China looks to West-led IMF for debt treatment framework
Since 2020, a new wave of international sovereign debt default risks has surfaced. According to the World Bank, more than 70 low-income nations were collectively managing US$326 billion in debt as of the end of 2021. Research by UNDP identified 52 developing countries with severe debt problems, 12 of which are in Asia Pacific.
Chinese experts, however, are flagging that there are no established practices to navigate debt-for-nature swap negotiations and highlighted the need for “internationally-agreed mechanisms and support systems” to first be in place.
Dr Zhang Wencai, vice president of China Export-Import Bank (Eximbank), said that the concept of debt-for-nature swaps are still relatively new for international financial institutions and more consultations among stakeholders are needed to build consensus. “Rising debt is crowding out investments and technology capital is also inadequate, so we find that the offers are not feasible at the moment. We need a more realistic debt-for-nature swap mechanism.”
Zhang also highlighted how the International Monetary Fund (IMF) should still play an important role to put in place more transparent debt treatment frameworks, and engage more with developing countries.

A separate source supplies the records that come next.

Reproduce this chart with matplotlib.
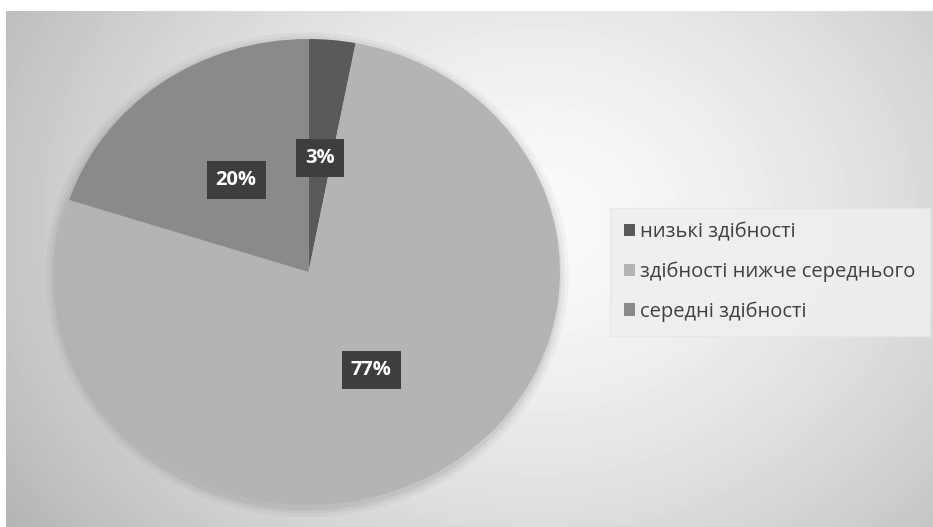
import numpy as np
import matplotlib.pyplot as plt
from matplotlib.patches import Ellipse

# data
labels = ['низькі здібності', 'здібності нижче середнього', 'середні здібності']
values = [3, 77, 20]
colors = ['#5a5a5a', '#b4b4b4', '#8a8a8a']

W, H = 933, 527
fig = plt.figure(figsize=(W / 100, H / 100), dpi=100)
fig.patch.set_facecolor('white')
plt.rcParams['font.family'] = ['Open Sans', 'DejaVu Sans']

# background panel with radial gradient (chart area starts a little below the top)
bg = fig.add_axes([6 / W, 0, 1 - 6 / W, (H - 11) / H])
yy, xx = np.mgrid[11:H, 6:W]
r = np.sqrt(((xx - 540) / 520.0) ** 2 + ((yy - 220) / 430.0) ** 2)
shade = np.clip(250 - 50 * r ** 1.5, 0, 255) / 255.0
bg.imshow(shade, cmap='gray', vmin=0, vmax=1, aspect='auto',
          extent=[0, 1, 0, 1], interpolation='bilinear')
bg.set_axis_off()

# pie axes (pie appears slightly stretched horizontally in the reference)
px0, px1, py0, py1 = 57, 560, 39, 505
ax = fig.add_axes([px0 / W, (H - py1) / H, (px1 - px0) / W, (py1 - py0) / H])
ax.patch.set_alpha(0)

# soft shadow around the pie
for k, a in zip([1.04, 1.025, 1.012], [0.03, 0.04, 0.05]):
    ax.add_patch(Ellipse((-0.005, -0.012), 2 * k, 2 * k, color='black',
                         alpha=a, lw=0, clip_on=False))

wedges, texts, autotexts = ax.pie(
    values, colors=colors, startangle=90, counterclock=False,
    autopct='%1.0f%%', pctdistance=0.49,
    wedgeprops=dict(linewidth=0),
    textprops=dict(color='white', fontsize=14.5, fontweight='bold'))

for t in autotexts:
    t.set_bbox(dict(boxstyle='square,pad=0.45', facecolor='#3e3e3e',
                    edgecolor='none'))

ax.set_aspect('auto')
ax.set_xlim(-1, 1)
ax.set_ylim(-1, 1)
ax.set_axis_off()

leg = fig.legend(wedges, labels, loc='center left',
                 bbox_to_anchor=(610 / W, 1 - 272 / H),
                 frameon=True, fancybox=False, fontsize=14.5,
                 handlelength=0.55, handleheight=0.55, handletextpad=0.25,
                 labelspacing=0.95, borderpad=0.7, borderaxespad=0)
leg.get_frame().set_facecolor('#efefef')
leg.get_frame().set_edgecolor('#e6e6e6')
leg.get_frame().set_alpha(0.9)
for t in leg.get_texts():
    t.set_color('#404040')

fig.savefig('out.png', dpi=100)
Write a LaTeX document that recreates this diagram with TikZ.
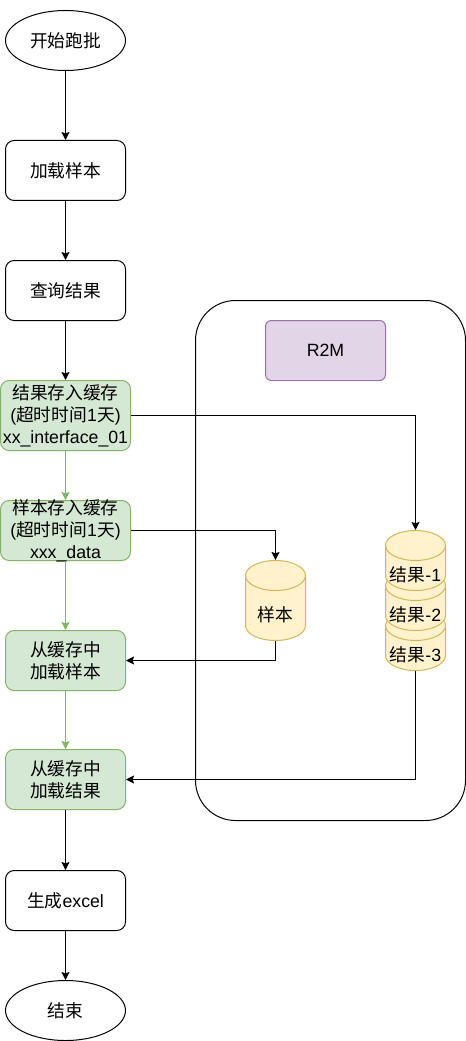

China Eximbank is currently coming up with debt plans to help Sri Lanka, Zambia and Ghana. Last September, it was also involved in a deal with Ecuador to restructure the country’s debts worth about US$1.8 billion, by extending the loans’ maturity.
‘Flexible approach’ sought
Instead of debt-for-nature swaps, China is instead leaning into “pause clauses” or what are known as climate resilient debt clauses (CRDCs) to provide borrowing countries with more time to repay their debts. Under such a mechanism, a deferral is triggered in the event of a pre-defined natural disaster leading to major financial losses; repayments are suspended on a cost-neutral basis, with additional interest payments usually still applicable under the deferral.
In June this year, the World Bank also agreed to allowing countries hit by disasters to pause repayments on loans, after a campaign led by Barbados Prime Minister Mia Mottley for a new global pact to help poor and climate-vulnerable countries tackle their debt crises and allow them the fiscal space to rebuild.
Zhang said CRDCs are a solution that China is exploring, and acknowledged the important role that China can play as a major creditor. “Creditors and debtors should be encouraged to discuss terms in a flexible way.”
Speaking at the UNDP panel, Mariyam Manarath Muneer, deputy minister of finance for the Maldives also highlighted how debt-for-nature swaps are inherently complex. “The transactions take time, and require strong commitment from the debtor country,” she said.
In 2020, Maldives, only gradually limping back to normalcy after Covid-19 but still neck-deep in Chinese debt, tried to work out a debt-for-nature swap which did not materialise. Muneer said that the experiment was an important lesson, as it reminded the government that there are multiple factors to consider before jumping into such a deal.
“For example, an analysis must be done to fully price the transaction from both the social and environmental standpoints. On our island archipelago, it means (the needs of) fishery and tourism stakeholders need to be accounted for too,” she said, adding that a “fixed international cooperation framework” is needed for debt swaps to work.
Dr Palitha Kohona, ambassador of Sri Lanka to China, said that even if it is not through debt-for-nature swaps, China needs to recognise that it plays a critical role as a global lender and in difficult circumstances, should help sovereign borrowers restructure repayments.
It would be good if China can “continue its generosity into the future”, she said. “It makes a difference for struggling economies.”